Hiking in the Red Valley
We left the crowds behind at Goreme valley, and drove to the top of a nearby bluff. From here we would walk the trail along the upper ridges of the Red Valley and the Rose Valley, and then descend to the village of Cauvisin, some 6 kilometers away. We stocked up on water, and we each had a bag of assorted nuts and dried fruits which we purchased from a vendor who just happened to have his cart at the beginning of the trail. The scenery was spectacular; reminiscent of a John Ford western. We covered the distance is good time, only stopping to watch an eaglet in a cliff side aerie. We didn't tarry in Cauvisin, where we met up with our driver, but hurried on to Avanos, where lunch awaited.
Turkish food is quite tasty. I never really tired of the cuisine. Avanos is known for its pottery, and they incorporate this tradition into their dining. A speciality is a stew-like mixture that is baked within a sealed clay vase. The vase is brought to your table, and then with great ceremony, the top is sliced off with a large knife and the steaming mixture poured into bowls. It sure worked for me, as did the baklava for desert.

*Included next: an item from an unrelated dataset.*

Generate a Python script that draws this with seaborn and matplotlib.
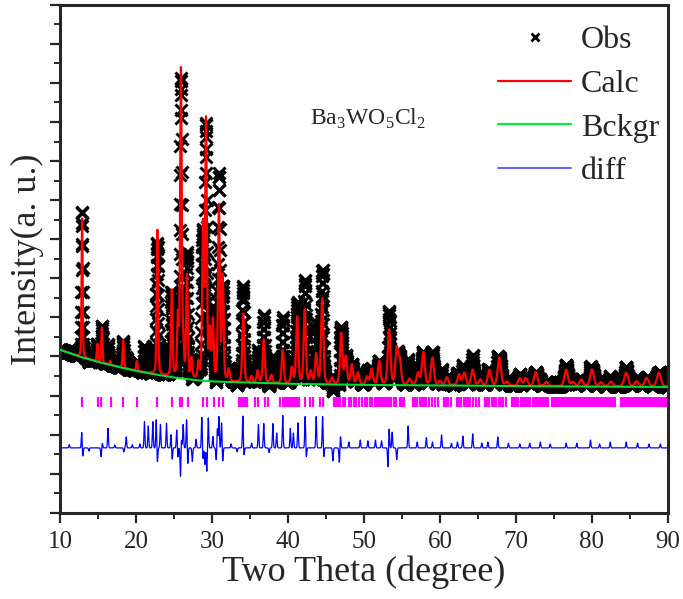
import numpy as np
import pandas as pd
import seaborn as sns
import matplotlib.pyplot as plt
from matplotlib.lines import Line2D
from matplotlib.ticker import MultipleLocator

# background points (2theta, intensity in axis units)
bkg_x = [10, 12.5, 15, 17.5, 20, 22.5, 25, 27.5, 30, 35, 40, 50, 60, 70, 80, 90]
bkg_y = [4.17, 4.0, 3.86, 3.74, 3.63, 3.54, 3.46, 3.40, 3.36, 3.33, 3.30, 3.27, 3.26, 3.24, 3.23, 3.22]

# calculated reflections: position and height above background
peak_pos = [12.9, 14.9, 15.5, 16.6, 18.3, 20.1, 22.8, 24.7, 25.5, 25.9, 26.2, 26.7,
            27.3, 28.2, 28.8, 29.2, 29.7, 30.1, 30.9, 31.4, 32.2, 34.1, 35.2, 36.0,
            36.8, 37.8, 39.3, 40.5, 41.2, 42.2, 43.0, 43.7, 44.5, 45.8, 47.0, 47.6,
            48.4, 49.2, 50.4, 51.0, 52.0, 53.3, 54.3, 54.7, 56.0, 57.1, 57.8, 59.0,
            60.0, 60.9, 62.5, 63.2, 64.3, 65.3, 66.5, 67.8, 68.8, 70.5, 71.3, 72.6,
            74.0, 76.6, 77.5, 78.6, 80.0, 81.2, 82.5, 84.5, 85.9, 87.2, 88.8]
peak_height = [3.55, 0.45, 0.9, 0.1, 0.7, 0.25, 3.7, 2.2, 1.5, 7.85, 0.8, 2.6,
               0.5, 0.4, 3.9, 6.6, 1.2, 1.5, 4.45, 2.65, 0.3, 1.75, 0.15, 0.3,
               1.1, 0.2, 0.85, 0.4, 1.7, 1.9, 0.3, 0.75, 2.18, 0.15, 1.3, 0.7,
               0.5, 0.3, 0.2, 0.4, 0.6, 1.4, 0.9, 0.6, 0.15, 0.3, 0.83, 0.7,
               0.1, 0.2, 0.27, 0.32, 0.4, 0.15, 0.4, 0.72, 0.1, 0.2, 0.2, 0.35,
               0.1, 0.42, 0.1, 0.17, 0.43, 0.1, 0.12, 0.35, 0.13, 0.22, 0.36]

# difference curve spikes (position, amplitude relative to its baseline)
diff_base = 1.66
diff_pos = [11.2, 12.85, 12.97, 13.8, 15.4, 15.55, 16.3, 17.2, 18.4, 18.7, 19.5, 20.5,
            21.1, 21.6, 22.2, 22.65, 22.8, 23.2, 24.0, 24.6, 24.75, 25.35, 25.5, 25.85,
            25.95, 26.2, 26.65, 26.8, 27.4, 27.9, 28.65, 28.8, 29.05, 29.3, 29.5, 30.1,
            30.55, 30.7, 30.9, 31.25, 31.4, 32.5, 33.3, 34.05, 34.2, 35.2, 36.1, 36.8,
            37.5, 38.0, 38.5, 39.3, 40.3, 40.7, 41.3, 42.25, 42.4, 43.7, 44.55, 44.7,
            45.9, 46.75, 46.9, 48.0, 49.5, 50.5, 51.5, 52.3, 53.15, 53.3, 53.7, 54.3,
            55.8, 57.0, 58.2, 59.0, 60.2, 61.5, 62.3, 63.0, 64.3, 65.5, 66.3, 67.6,
            69.0, 70.5, 71.8, 73.2, 74.5, 76.6, 78.0, 79.8, 81.0, 82.4, 84.5, 86.0,
            87.5, 89.0]
diff_amp = [0.08, 0.42, -0.25, -0.08, -0.23, 0.12, 0.5, 0.07, -0.1, 0.28, 0.08, 0.1,
            0.67, 0.56, 0.67, 0.74, -0.38, 0.6, 0.63, 0.35, -0.3, 0.47, -0.25, -0.79,
            0.3, 0.6, 0.74, -0.43, -0.35, 0.22, 0.8, -0.3, -0.43, -0.6, 0.77, 0.29,
            -0.32, 0.5, 0.8, 0.66, -0.36, 0.1, -0.1, 0.83, -0.2, 0.12, 0.6, 0.62,
            -0.12, 0.62, 0.38, 0.83, 0.5, 0.38, 0.64, 0.82, -0.25, 0.8, 0.82, -0.25,
            -0.33, -0.38, 0.3, 0.15, 0.2, 0.18, 0.2, 0.18, -0.5, 0.5, 0.4, -0.3,
            0.56, 0.15, 0.26, 0.15, 0.33, 0.12, 0.15, 0.3, 0.36, 0.12, 0.15, 0.28,
            0.12, 0.1, 0.12, 0.15, 0.1, 0.12, 0.12, 0.2, 0.1, 0.15, 0.15, 0.12,
            0.1, 0.1]

# Bragg positions (magenta ticks)
bragg_pos = [12.85, 14.96, 15.35, 16.67, 18.33, 20.18, 22.8, 24.7, 25.8, 26.1, 26.8,
             28.86, 29.3, 30.26, 30.96, 31.4, 33.6, 33.8, 34.0, 34.2, 34.4, 34.6, 35.66,
             36.1, 37.0, 37.3, 39.0, 39.3, 39.6, 39.9, 40.1, 40.4, 40.6, 40.9, 41.2,
             41.5, 42.2, 42.9, 43.3, 44.2, 44.65, 46.0, 46.3, 46.6, 46.9, 47.2, 47.5,
             48.0, 48.3, 48.7, 49.0, 49.4, 49.7, 50.1, 50.4, 50.8, 51.1, 51.4, 51.7,
             52.0, 52.2, 52.5, 52.8, 53.0, 53.3, 53.6, 53.9, 54.2, 54.7, 55.0, 55.3,
             56.4, 56.7, 57.0, 57.3, 57.6, 57.9, 58.2, 58.6, 59.0, 59.4, 59.7, 60.5,
             60.8, 61.1, 61.4, 62.2, 62.5, 62.8, 63.1, 63.4, 63.7, 64.0, 64.4, 64.8,
             65.1, 65.9, 66.2, 66.5, 66.8, 67.1, 67.4, 67.7, 68.0, 68.3, 68.7, 69.5,
             69.7, 69.9, 70.1, 70.3, 70.6, 70.8, 71.0, 71.2, 71.5, 71.7, 71.9, 72.2,
             72.4, 72.6, 72.9, 73.1, 73.4, 73.7, 74.0, 74.2, 74.7, 74.9, 75.1, 75.3,
             75.5, 75.7, 75.9, 76.1, 76.3, 76.5, 76.7, 76.9, 77.1, 77.3, 77.5, 77.7,
             77.9, 78.1, 78.3, 78.5, 78.7, 78.9, 79.1, 79.3, 79.5, 79.8, 80.0, 80.2,
             80.4, 80.6, 80.9, 81.1, 81.3, 81.6, 81.8, 82.0, 82.3, 82.5, 82.8, 83.0,
             83.8, 84.0, 84.2, 84.4, 84.6, 84.8, 85.0, 85.2, 85.4, 85.6, 85.8, 86.0,
             86.2, 86.4, 86.6, 86.8, 87.0, 87.2, 87.4, 87.6, 87.8, 88.0, 88.2, 88.4,
             88.6, 88.8, 89.0, 89.2, 89.4, 89.6, 89.8]

# profile built from the reflection list (pseudo-Voigt shapes)
tt = np.arange(10, 90.001, 0.02)
bkg = np.interp(tt, bkg_x, bkg_y)
calc = bkg.copy()
for p, h in zip(peak_pos, peak_height):
    w = 0.15 + 0.006 * (p - 10)
    g = np.exp(-4 * np.log(2) * ((tt - p) / w) ** 2)
    lz = 1 / (1 + 4 * ((tt - p) / w) ** 2)
    calc += h * (0.7 * g + 0.3 * lz)
diff = np.full_like(tt, diff_base)
for p, a in zip(diff_pos, diff_amp):
    diff += a * np.exp(-0.5 * ((tt - p) / 0.06) ** 2)
obs = calc + diff - diff_base

df = pd.DataFrame({"tt": tt, "obs": obs, "calc": calc, "bkg": bkg, "diff": diff})

sns.set_style("ticks")
plt.rcParams['font.family'] = ['Liberation Serif', 'DejaVu Serif']
plt.rcParams['mathtext.fontset'] = 'custom'
plt.rcParams['mathtext.rm'] = 'Liberation Serif'

fig, ax = plt.subplots(figsize=(6.83, 5.99), dpi=100)
fig.subplots_adjust(left=0.088, right=0.978, bottom=0.144, top=0.992)

sns.scatterplot(data=df, x="tt", y="obs", marker="x", color="black", s=75,
                linewidth=2.1, ax=ax, legend=False, zorder=2)
sns.lineplot(data=df, x="tt", y="calc", color="red", lw=1.6, ax=ax, zorder=3)
sns.lineplot(data=df, x="tt", y="bkg", color="#00dd33", lw=1.5, ax=ax, zorder=4)
ax.vlines(bragg_pos, 2.71, 2.97, color="#ff00ff", lw=1.6, zorder=4)
sns.lineplot(data=df, x="tt", y="diff", color="#0000ff", lw=0.9, ax=ax, zorder=4)

ax.text(42.9, 9.93, r"Ba$_3$WO$_5$Cl$_2$", fontsize=17, va="baseline")

ax.set_xlim(10, 90)
ax.set_ylim(0, 13)
ax.xaxis.set_major_locator(MultipleLocator(10))
ax.xaxis.set_minor_locator(MultipleLocator(5))
ax.yaxis.set_major_locator(MultipleLocator(1))
ax.yaxis.set_minor_locator(MultipleLocator(0.5))
ax.tick_params(which="major", length=7, width=1.6, labelsize=18, pad=6)
ax.tick_params(which="minor", length=4, width=1.4)
ax.tick_params(axis="y", labelleft=False)
for s in ax.spines.values():
    s.set_linewidth(2.2)
ax.set_xlabel("Two Theta (degree)", fontsize=26, labelpad=2)
ax.set_ylabel("Intensity(a. u.)", fontsize=26, labelpad=4)

handles = [Line2D([], [], ls="none", marker="x", color="black", markersize=6, mew=2),
           Line2D([], [], color="red", lw=1.6),
           Line2D([], [], color="#00ee44", lw=1.6),
           Line2D([], [], color="#4444ff", lw=1.2)]
ax.legend(handles, ["Obs", "Calc", "Bckgr", "diff"], loc="upper right", frameon=False,
          fontsize=23, handlelength=2.3, handletextpad=0.3, labelspacing=0.45,
          borderaxespad=0.1, bbox_to_anchor=(1.012, 0.99))

fig.savefig("out.png", dpi=100)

After lunch, we strolled down to a pottery factory, a 200-year old family business. Zafer, one of Turan's school chums, was working there now. I have the greatest admiration for such artisans, and love to observe them at work. I watched as one man sat down at the pottery wheel, took a lump of clay, and within a minute or so had created a beautifully-shaped vase. They let me sit down at the pottery wheel for a while. I took a lump of clay, and with a minute or so had created, well, a mis-shapen lump of clay.
After this, we set out to explore another valley, north of Goreme. Zelve Valley is more low-key, with fewer tourists, but just as interesting. I found it more challenging, as most of the churches are located high up the cliff side. The churches here date from before or during the Iconoclastic Controversy. They are less decorated, in terms of frescoes, but have much more in the way of medallions and crosses. One was known as the Baptistery Church, another the Fish Church and another the Grape Church. There was no doubting the baptistery in the so-named church. It consisted of a large stone trough on the right side of the chapel. A drain was cut into the rock where water could be diverted from a cistern into the baptistery when needed.
St. Onesephorus the Hermit, Dark Church
Our last stop of the day was Pasabag, which offered yet more of the "fairy chimneys" and the rock churches. By this time, I was beginning to "tucker out," as we say, and was more than ready to return to our cave hotel in the village of Ayvali.
Turan and I were both curious about this strange, primitive fresco in the Snake Church. At first glance, it appears to be an insect. But then we notice that it has 4 legs. We could not figure out what exactly it was, or what it represented in this particular setting. In my youth, there was a popular book entitled "Chariots of the Gods." I forget the author's name, but his premise was that aliens were (are) regular visitors to Earth and more or less kick-started civilization. He tried to connect everything that appeared strange in the world to his theory, from ancient Egypt to the Mayas, to the Andean Indians, to Easter Island, etc., etc., etc. He would have just loved this odd fresco and would have somehow tied it in to his alien tale, I suspect.